The owls, however, differed in their choice of trees for nesting. They preferred the Eucalyptus sp., and reused fewer nests on Dalbergia sissoo and Ficus religiosa. This suggests that the species favoured taller trees for nesting. Thus it was concluded that the protection of trees that the storks nested on could potentially support the breeding of the owls.
Looking forward
There are several waterbird species in Asia and Africa that are of global concern to conservationists. The status of many of them is based largely on the assumption that farmlands are detrimental to their well-being, despite the absence of surveys in such areas in the tropics.
However, as research now shows, common artificially-made features in South Asian farmlands such as irrigation canals, tanks and reservoirs, could potentially be harnessed with minimal additional expenditure to aid long-term conservation. Researchers suggest that a diverse toolkit be assembled, compiling locally relevant mechanisms that support biodiversity amid cultivation.
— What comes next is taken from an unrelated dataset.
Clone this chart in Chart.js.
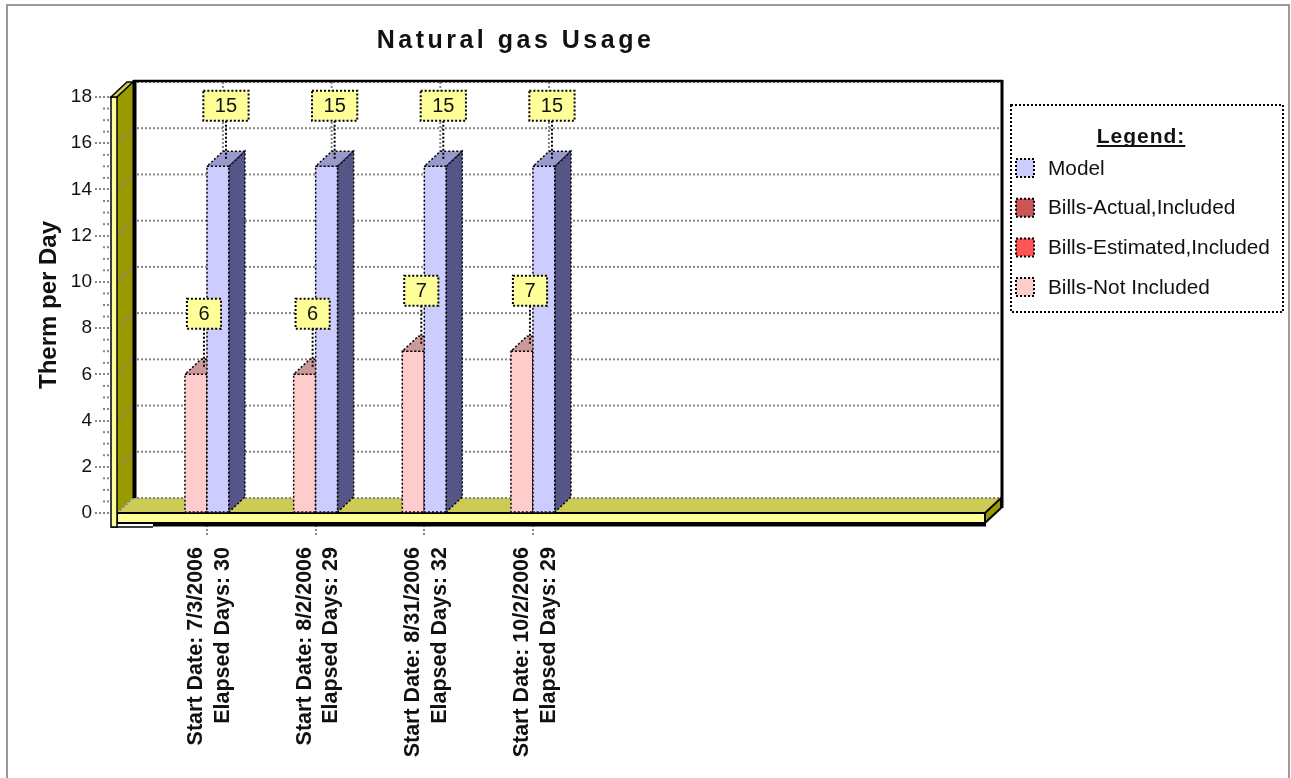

In Haryana, for example, farming methods, irrigation system, and cropping patterns proved to be conducive to maintaining breeding stork populations. This is similar to recent observations from lowland Nepal where farmers follow similar traditional farming.
“There is no doubt that the combination of agroforestry, appropriate seasonality (wet monsoons when nesting occurs), conditions that support prey (for example, flooded fields attract amphibians, insects and reptiles), and long-standing farming practices have provided stable conditions over centuries, and helped create the most productive stork population in the world,” says Sundar.